Kein Interesse an Frieden und Friedensabkommen

Der am Dienstag von einer internationalen Menschenrechtsexpertin vorgelegte Bericht über die Hindernisse bei der Umsetzung des Friedensabkommens und den Fall Jesús Santrich enthält neben aufklärenden Fakten auch einige Empfehlungen für den kolumbianischen Staat und die internationale Gemeinschaft, wie die Umsetzung des Abkommens von 2016 und die Ermittlungen im Fall der ehemaligen FARC vorangebracht werden können.

Das Dokument erkennt die Fortschritte bei der Umsetzung des mit der im Jahr 2016 unterzeichneten Abkommens und sich entwaffneten FARC an, benennt jedoch mindestens sechs Hindernisse, darunter die rechtliche Instabilität für ehemalige FARC-Kämpfer, das Wiederaufflammen der Gewalt und die Notwendigkeit eines hohen Amtes zur Koordinierung und Leitung der Umsetzung des Abkommens von Havanna.

Der Bericht enthält auch Bemerkungen zu der Klage, die die Sondergerichtsbarkeit für den Frieden (JEP) gegen die Generalstaatsanwaltschaft wegen der Verhaftung des ehemaligen FARC-Kämpfers Jesús Santrich eingereicht hat, sowie zur Schwächung des Vertrauens in das Friedenstribunal. In dem Bericht werden weitere Einzelheiten zu diesem Vorfall genannt, und es heißt, dass im Fall von Santrich ein Agent provocateur eingesetzt worden sein soll.

Wir erinnern uns, dass der Fall Santrich und die Verfolgung und potenzielle Verhaftung von anderen ehemaligen Kommandierenden wie Iván Márquez, einer der Gründe war, dass sich die FARC-EP wiederbewaffnete. Hinzu kam, wie im aktuellen Dokument auch beschrieben, die mangelnde Umsetzung des Vereinbarten und gar das fehlende Interesse an dem Abkommen für Misstrauen unter den ehemaligen Kämpfern sorgte. Probleme in der Wiedereingliederung der ehemaligen Kämpfer sorgten dafür, dass sich einige Personen wieder der neuen FARC-EP anschlossen.

Der Aufschrei über dieses Dokument und die mangelnde Umsetzung des Friedensabkommens hält sich in Kolumbien jedoch in Grenzen. Stattdessen wird ein kriegsrhetorischer Kurs geführt, darauf schießt sich die Öffentlichkeit und die Medien lieber ein. Das grundlegende Probleme wir Landbesitz, soziale Ungleichheit und Ungerechtigkeit sowie Korruption und mangelnde politische Transparenz nicht angegangen werden, wird auch zukünftig dafür sorgen, dass bewaffnete Akteure und Organisationen überleben werden.

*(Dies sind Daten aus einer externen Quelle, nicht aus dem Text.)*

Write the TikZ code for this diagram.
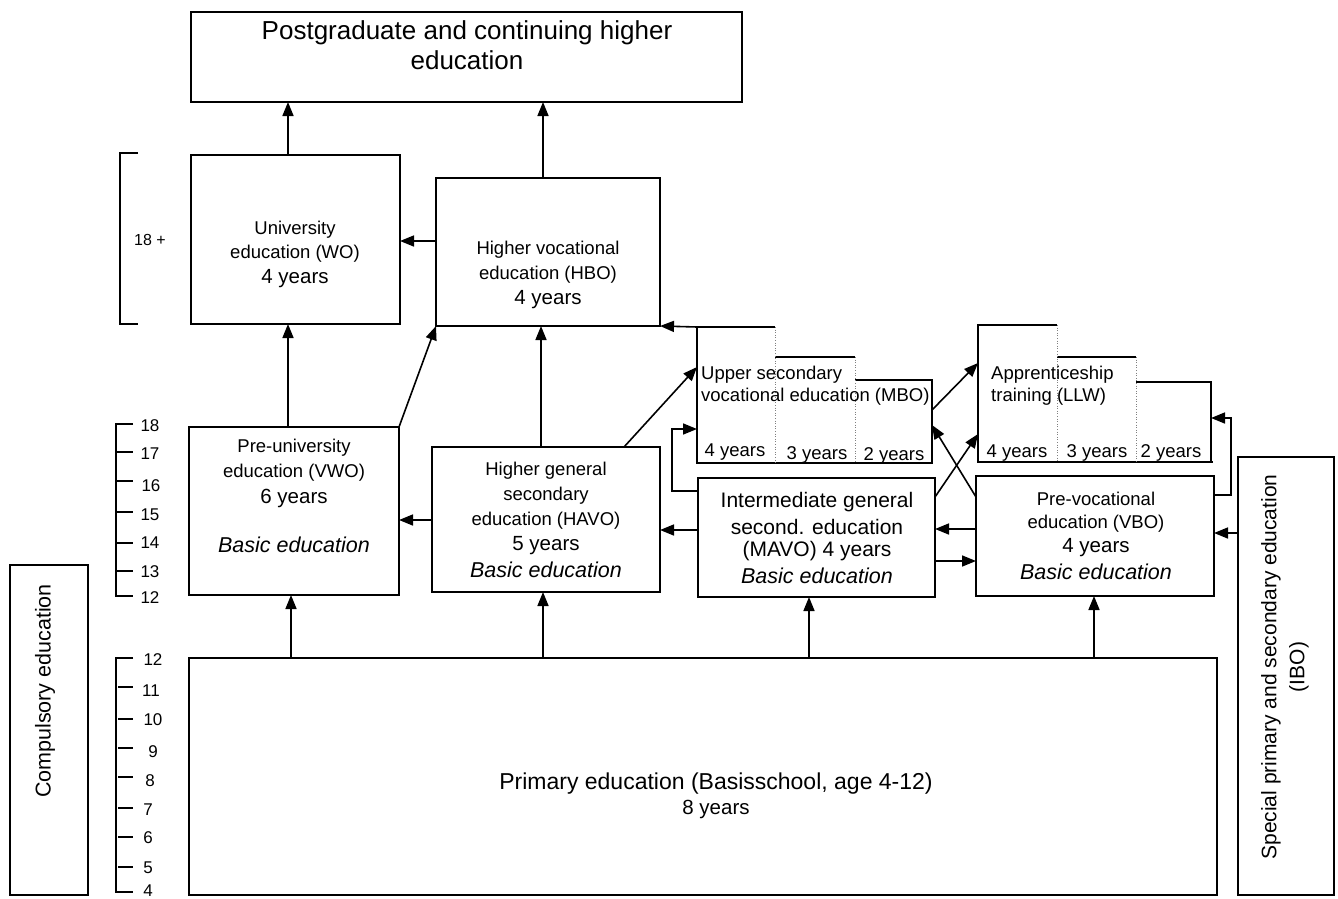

Medien und Öffentlichkeit berichten lieber darüber, dass die FARC-EP unter dem Kommando von Iván Mordisco ein Krankenwagen und eine Ambulanzstation der Bevölkerung spendiert haben. Dies geschah in El Tambo, Provinz Cauca, wo neben den lokalen Gemeinden auch die FARC-EP Geld sammelte und ein Delegierter der Verhandlungsdelegation Nelson Enrique Ríos, alias Gafas, an dem Akt der Übergabe teilnahm. Bereits zuvor entscheid sich die Bevölkerung in der Provinz Caquetá, den Namen einer Schule nach dem ehemaligen Kommandanten Gentil Duarte zu benennen. Dies spiegelt den Rückhalt der Bevölkerung für die Guerilla, aber auch die staatliche Verachtung für die ländlichen Regionen wider, in der die Guerilla diese Funktion übernimmt.